Settler City Limits editors in Saskatoon

  • January 30, 2020

Join editors and contributors of Settler City Limits: Indigenous Resurgence and Colonial Violence in the Urban Prairie West on Thursday, January 30th for a public roundtable discussion.

When: Thursday, January 30, 10:00 am – 12:00 pm
Where: Gordon Oakes Red Bear Student Centre, University of Saskatchewan
Cost: FREE

Lunch to follow.

This event will be livestreamed at https://groups.usask.ca/indigenous-mentorship/Events/speaker-series.php

About the Book

While cities like Winnipeg, Minneapolis, Saskatoon, Rapid City, Edmonton, Missoula, Regina, and Tulsa are places where Indigenous marginalization has been most acute, they have also long been sites of Indigenous placemaking and resistance to settler colonialism.

Although such cities have been denigrated as “ordinary” or banal in the broader urban literature, they are exceptional sites to study Indigenous resurgence. T​he urban centres of the continental plains have featured Indigenous housing and food co-operatives, social service agencies, and schools. The American Indian Movement initially developed in Minneapolis in 1968, and Idle No More emerged in Saskatoon in 2013.

The editors and authors of Settler City Limits, both Indigenous and settler, address urban struggles involving Anishinaabek, Cree, Creek, Dakota, Flathead, Lakota, and Métis peoples.
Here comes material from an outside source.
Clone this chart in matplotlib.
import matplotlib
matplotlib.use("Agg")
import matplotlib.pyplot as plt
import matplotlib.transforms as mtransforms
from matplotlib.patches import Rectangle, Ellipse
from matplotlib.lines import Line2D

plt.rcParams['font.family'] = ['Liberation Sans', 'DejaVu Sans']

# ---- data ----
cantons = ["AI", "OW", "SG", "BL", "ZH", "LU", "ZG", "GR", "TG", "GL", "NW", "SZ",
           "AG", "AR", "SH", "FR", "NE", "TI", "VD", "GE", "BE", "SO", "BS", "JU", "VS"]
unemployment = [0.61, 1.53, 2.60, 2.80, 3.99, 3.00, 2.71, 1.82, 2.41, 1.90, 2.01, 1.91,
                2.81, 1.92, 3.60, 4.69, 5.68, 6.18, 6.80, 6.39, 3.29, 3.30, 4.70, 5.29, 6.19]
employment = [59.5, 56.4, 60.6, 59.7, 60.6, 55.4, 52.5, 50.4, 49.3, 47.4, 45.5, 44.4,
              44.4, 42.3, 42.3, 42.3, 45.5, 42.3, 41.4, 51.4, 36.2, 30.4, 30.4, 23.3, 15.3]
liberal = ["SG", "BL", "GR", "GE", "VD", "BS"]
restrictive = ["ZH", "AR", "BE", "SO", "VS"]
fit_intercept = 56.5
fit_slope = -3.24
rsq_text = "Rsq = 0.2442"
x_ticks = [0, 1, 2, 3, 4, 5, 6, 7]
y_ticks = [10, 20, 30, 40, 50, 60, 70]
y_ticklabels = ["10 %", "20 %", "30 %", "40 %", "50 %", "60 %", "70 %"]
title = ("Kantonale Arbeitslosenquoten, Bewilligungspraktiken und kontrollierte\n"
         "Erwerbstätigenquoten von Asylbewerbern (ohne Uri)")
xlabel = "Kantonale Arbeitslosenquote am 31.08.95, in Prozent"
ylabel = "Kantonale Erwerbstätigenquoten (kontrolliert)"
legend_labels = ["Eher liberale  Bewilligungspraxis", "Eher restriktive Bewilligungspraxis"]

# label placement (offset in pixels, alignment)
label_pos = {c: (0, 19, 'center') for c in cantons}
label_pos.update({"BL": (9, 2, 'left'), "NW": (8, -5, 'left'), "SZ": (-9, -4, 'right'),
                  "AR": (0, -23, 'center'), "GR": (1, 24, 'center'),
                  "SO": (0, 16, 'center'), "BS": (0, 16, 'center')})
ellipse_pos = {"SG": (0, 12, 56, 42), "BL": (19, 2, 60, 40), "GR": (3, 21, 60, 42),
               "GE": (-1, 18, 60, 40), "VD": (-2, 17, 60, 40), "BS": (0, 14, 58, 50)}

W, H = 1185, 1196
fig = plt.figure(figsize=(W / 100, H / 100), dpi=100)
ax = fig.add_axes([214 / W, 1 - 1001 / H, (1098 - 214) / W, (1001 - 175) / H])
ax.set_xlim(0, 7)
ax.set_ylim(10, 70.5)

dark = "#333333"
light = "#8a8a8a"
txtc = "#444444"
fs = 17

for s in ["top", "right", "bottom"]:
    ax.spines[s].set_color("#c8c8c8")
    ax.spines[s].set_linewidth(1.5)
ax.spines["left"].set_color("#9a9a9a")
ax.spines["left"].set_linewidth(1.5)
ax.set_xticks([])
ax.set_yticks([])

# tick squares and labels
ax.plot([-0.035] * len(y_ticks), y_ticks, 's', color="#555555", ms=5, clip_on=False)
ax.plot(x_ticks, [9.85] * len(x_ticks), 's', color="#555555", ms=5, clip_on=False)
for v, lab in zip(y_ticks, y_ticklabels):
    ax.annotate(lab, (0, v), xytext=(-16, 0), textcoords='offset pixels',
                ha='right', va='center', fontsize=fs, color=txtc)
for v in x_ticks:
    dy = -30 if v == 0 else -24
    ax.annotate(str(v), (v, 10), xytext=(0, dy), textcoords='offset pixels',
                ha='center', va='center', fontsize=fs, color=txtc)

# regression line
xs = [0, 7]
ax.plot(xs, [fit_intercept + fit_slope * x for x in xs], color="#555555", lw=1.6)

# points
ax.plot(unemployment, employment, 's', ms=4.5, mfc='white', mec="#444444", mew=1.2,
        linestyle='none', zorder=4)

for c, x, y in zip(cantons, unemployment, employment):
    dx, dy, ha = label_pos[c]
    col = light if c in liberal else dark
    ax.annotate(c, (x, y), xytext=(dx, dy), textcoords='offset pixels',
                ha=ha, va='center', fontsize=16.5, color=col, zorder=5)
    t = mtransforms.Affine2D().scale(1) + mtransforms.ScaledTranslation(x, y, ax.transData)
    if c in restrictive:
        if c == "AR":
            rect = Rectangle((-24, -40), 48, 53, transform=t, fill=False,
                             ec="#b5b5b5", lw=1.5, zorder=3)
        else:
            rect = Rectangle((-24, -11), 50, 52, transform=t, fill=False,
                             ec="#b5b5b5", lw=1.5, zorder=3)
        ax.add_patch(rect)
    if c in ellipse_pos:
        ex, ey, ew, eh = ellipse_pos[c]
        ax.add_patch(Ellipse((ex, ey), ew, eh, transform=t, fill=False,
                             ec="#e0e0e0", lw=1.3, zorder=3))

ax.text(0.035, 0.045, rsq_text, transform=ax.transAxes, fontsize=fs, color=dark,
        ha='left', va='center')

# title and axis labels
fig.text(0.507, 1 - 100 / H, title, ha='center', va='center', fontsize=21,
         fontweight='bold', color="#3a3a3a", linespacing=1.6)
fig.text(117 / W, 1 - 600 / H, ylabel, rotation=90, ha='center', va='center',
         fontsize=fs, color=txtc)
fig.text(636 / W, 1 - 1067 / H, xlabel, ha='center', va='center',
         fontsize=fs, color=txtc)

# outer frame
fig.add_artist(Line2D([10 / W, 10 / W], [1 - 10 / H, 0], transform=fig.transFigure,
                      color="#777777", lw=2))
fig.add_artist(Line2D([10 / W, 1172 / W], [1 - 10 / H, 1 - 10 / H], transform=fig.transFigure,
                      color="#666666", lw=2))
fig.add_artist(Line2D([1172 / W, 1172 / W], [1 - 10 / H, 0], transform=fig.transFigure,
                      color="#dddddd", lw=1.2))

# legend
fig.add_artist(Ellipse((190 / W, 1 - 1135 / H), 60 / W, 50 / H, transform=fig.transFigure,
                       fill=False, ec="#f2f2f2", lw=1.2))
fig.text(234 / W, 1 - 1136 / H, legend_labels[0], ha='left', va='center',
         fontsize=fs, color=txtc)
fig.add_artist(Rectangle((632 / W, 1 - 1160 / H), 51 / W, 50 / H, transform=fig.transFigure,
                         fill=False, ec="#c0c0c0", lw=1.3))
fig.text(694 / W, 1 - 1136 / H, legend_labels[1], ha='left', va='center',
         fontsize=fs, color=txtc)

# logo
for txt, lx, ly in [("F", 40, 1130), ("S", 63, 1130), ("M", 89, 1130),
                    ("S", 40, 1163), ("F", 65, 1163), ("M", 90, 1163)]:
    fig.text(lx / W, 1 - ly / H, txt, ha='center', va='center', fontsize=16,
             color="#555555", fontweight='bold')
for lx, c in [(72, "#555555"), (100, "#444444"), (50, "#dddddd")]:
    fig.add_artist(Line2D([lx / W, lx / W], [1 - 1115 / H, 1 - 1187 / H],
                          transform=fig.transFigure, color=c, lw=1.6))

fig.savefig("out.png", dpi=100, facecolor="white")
Collectively, these studies showcase how Indigenous people in the city resist ongoing processes of colonial dispossession and create spaces for themselves and their families.

Working at intersections of Indigenous studies, settler colonial studies, urban studies, geography, and sociology, this book examines how the historical and political conditions of settler colonialism have shaped urbandevelopment in the Canadian Prairies and American Plains. Settler City Limits frames cities as Indigenous spaces and places, both in terms of the historical geographies of the regions in which they are embedded, and with respect to ongoing struggles for land, life, and self-determination.

About the Presenters

Heather Dorries is an Assistant Professor in the Department of Geography and Planning and the Centre for Indigenous Studies at the University of Toronto.
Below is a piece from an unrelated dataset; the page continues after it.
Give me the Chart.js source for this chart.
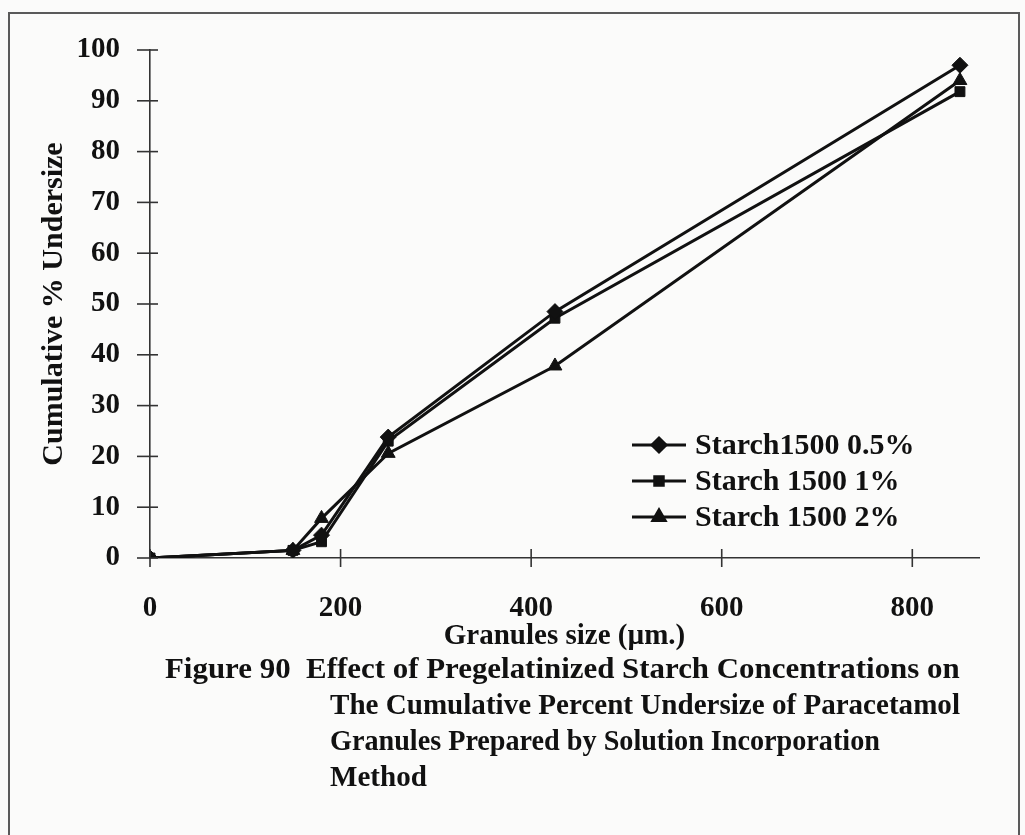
<!DOCTYPE html>
<html>
<head>
<meta charset="utf-8">
<script src="https://cdn.jsdelivr.net/npm/chart.js@4.4.1/dist/chart.umd.min.js"></script>
<style>
  html, body { margin: 0; padding: 0; background: #fbfbfa; }
  #wrap { position: relative; width: 1025px; height: 835px; overflow: hidden; }
  #frame { position: absolute; left: 8px; top: 12px; width: 1012px; height: 840px; border: 2px solid #5a5a5a; box-sizing: border-box; }
  #c { position: absolute; left: 0; top: 0; }
  .cap { position: absolute; font-family: "Liberation Serif", "Times New Roman", serif; font-weight: bold; font-size: 30px; color: #111; white-space: nowrap; line-height: 36px; transform-origin: 0 0; }
</style>
</head>
<body>
<div id="wrap">
  <div id="frame"></div>
  <canvas id="c" width="1025" height="835"></canvas>
  <div class="cap" id="cap0" style="left:165px; top:650px;">Figure 90&nbsp;&nbsp;Effect of Pregelatinized Starch Concentrations on</div>
  <div class="cap" id="cap1" style="left:330px; top:686px;">The Cumulative Percent Undersize of Paracetamol</div>
  <div class="cap" id="cap2" style="left:330px; top:722px;">Granules Prepared by Solution Incorporation</div>
  <div class="cap" id="cap3" style="left:330px; top:758px;">Method</div>
</div>
<script>
// ---- data ----
const granuleSizes = [0, 150, 180, 250, 425, 850];
const seriesLabels = ["Starch1500 0.5%", "Starch 1500 1%", "Starch 1500 2%"];
const starch05 = [0, 1.5, 4.5, 23.8, 48.5, 97.0];
const starch1  = [0, 1.5, 3.2, 23.0, 47.2, 91.8];
const starch2  = [0, 1.5, 7.8, 20.6, 37.8, 94.0];
const xTicks = [0, 200, 400, 600, 800];
const yTicks = [0, 10, 20, 30, 40, 50, 60, 70, 80, 90, 100];
const markerStyles = ["rectRot", "rect", "triangle"];
const xTitle = "Granules size (\u00b5m.)";
const yTitle = "Cumulative % Undersize";

const serif = "'Liberation Serif', 'Times New Roman', serif";
const ink = "#111";

function toPoints(vals) { return granuleSizes.map((x, i) => ({ x: x, y: vals[i] })); }
const allSeries = [starch05, starch1, starch2];
const markerRadius = [8, 7, 8];

const datasets = allSeries.map((vals, i) => ({
  label: seriesLabels[i],
  data: toPoints(vals),
  borderColor: ink,
  backgroundColor: ink,
  borderWidth: 3,
  pointStyle: markerStyles[i],
  pointRadius: markerRadius[i],
  pointBackgroundColor: ink,
  pointBorderColor: ink,
  pointBorderWidth: 1,
  tension: 0,
  fill: false
}));

// crossing tick marks drawn through the scales
const crossTicks = {
  id: 'crossTicks',
  afterDraw(chart) {
    const ctx = chart.ctx;
    const xs = chart.scales.x, ys = chart.scales.y;
    const x0 = xs.getPixelForValue(0);
    const y0 = ys.getPixelForValue(0);
    ctx.save();
    ctx.strokeStyle = '#333';
    ctx.lineWidth = 1.6;
    yTicks.forEach(v => {
      const py = ys.getPixelForValue(v);
      ctx.beginPath(); ctx.moveTo(x0 - 13, py); ctx.lineTo(x0 + 8, py); ctx.stroke();
    });
    xTicks.forEach(v => {
      const px = xs.getPixelForValue(v);
      ctx.beginPath(); ctx.moveTo(px, y0 - 9); ctx.lineTo(px, y0 + 9); ctx.stroke();
    });
    ctx.restore();
  }
};

// legend inside plot area
const innerLegend = {
  id: 'innerLegend',
  afterDraw(chart) {
    const ctx = chart.ctx;
    const left = 632, lineLen = 54, textX = 695;
    const rows = [445, 481, 517];
    ctx.save();
    chart.data.datasets.forEach((ds, i) => {
      const y = rows[i];
      ctx.strokeStyle = ink; ctx.lineWidth = 3;
      ctx.beginPath(); ctx.moveTo(left, y); ctx.lineTo(left + lineLen, y); ctx.stroke();
      ctx.fillStyle = ink;
      Chart.helpers.drawPoint(ctx, { pointStyle: ds.pointStyle, radius: ds.pointRadius - 1, borderWidth: 1 }, left + lineLen / 2, y);
      ctx.font = "bold 30px " + serif;
      ctx.textBaseline = 'middle';
      ctx.textAlign = 'left';
      ctx.fillText(ds.label, textX, y + 1);
    });
    ctx.restore();
  }
};

new Chart(document.getElementById('c'), {
  type: 'line',
  data: { datasets: datasets },
  options: {
    responsive: false,
    animation: false,
    devicePixelRatio: 1,
    layout: { padding: { left: 20, top: 50, right: 46, bottom: 177 } },
    plugins: { legend: { display: false }, tooltip: { enabled: false } },
    scales: {
      x: {
        type: 'linear',
        min: 0, max: 870,
        afterFit(s) { s.height = 100; },
        afterBuildTicks(s) { s.ticks = xTicks.map(v => ({ value: v })); },
        grid: { display: false },
        border: { display: true, color: '#333', width: 1.6 },
        ticks: { color: ink, font: { family: serif, size: 29, weight: 'bold' }, padding: 25, maxRotation: 0 },
        title: { display: true, text: xTitle, color: ink, font: { family: serif, size: 29, weight: 'bold' }, padding: { top: 4, bottom: 4 } }
      },
      y: {
        type: 'linear',
        min: 0, max: 100,
        afterFit(s) { s.width = 130; },
        afterBuildTicks(s) { s.ticks = yTicks.map(v => ({ value: v })); },
        grid: { display: false },
        border: { display: true, color: '#333', width: 1.6 },
        ticks: { color: ink, font: { family: serif, size: 29, weight: 'bold' }, padding: 22 },
        title: { display: true, text: yTitle, color: ink, font: { family: serif, size: 30, weight: 'bold' }, padding: { top: 16, bottom: 16 } }
      }
    }
  },
  plugins: [crossTicks, innerLegend]
});

// fit each caption line's width to the reference
(function () {
  const targets = { cap0: 795, cap1: 630, cap2: 550 };
  let s1 = 1;
  Object.keys(targets).forEach(id => {
    const el = document.getElementById(id);
    const w = el.getBoundingClientRect().width;
    const sx = targets[id] / w;
    if (id === 'cap1') s1 = sx;
    el.style.transform = 'scaleX(' + sx.toFixed(3) + ')';
  });
  document.getElementById('cap3').style.transform = 'scaleX(' + s1.toFixed(3) + ')';
})();
</script>
</body>
</html>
Robert Henry is an Assistant Professor in the Department of Sociology at the University of Calgary.

David Hugill is an Assistant Professor in the Department of Geography and Environmental Studies at Carleton University.

Tyler McCreary is an Assistant Professor in the Department of Geography at Florida State University.

About the Saskatchewan Indigenous Mentorship Network (SK-IMN)

The Saskatchewan Indigenous Mentorship Network (SK-IMN) is a team of 75+ university faculty, graduate students, and administrators who received a Canadian Institutes for Health Research Training Grant to develop a provincial-based Indigenous Mentorship Network Program (IMNP) to support Indigenous graduate students, post doctoral fellows and new investigators to be successful in their pursuit of careers in the fields of health and wellness, Indigenous studies and community-based research.

Over the next 5 years they will be working to create mentorship opportunities that address areas of need as identified by students and new investigators. They will work with students, faculty, administrators and the community to inform institutional change to ensure the university is effectively implementing the Truth and Reconciliation Commission’s recommendations.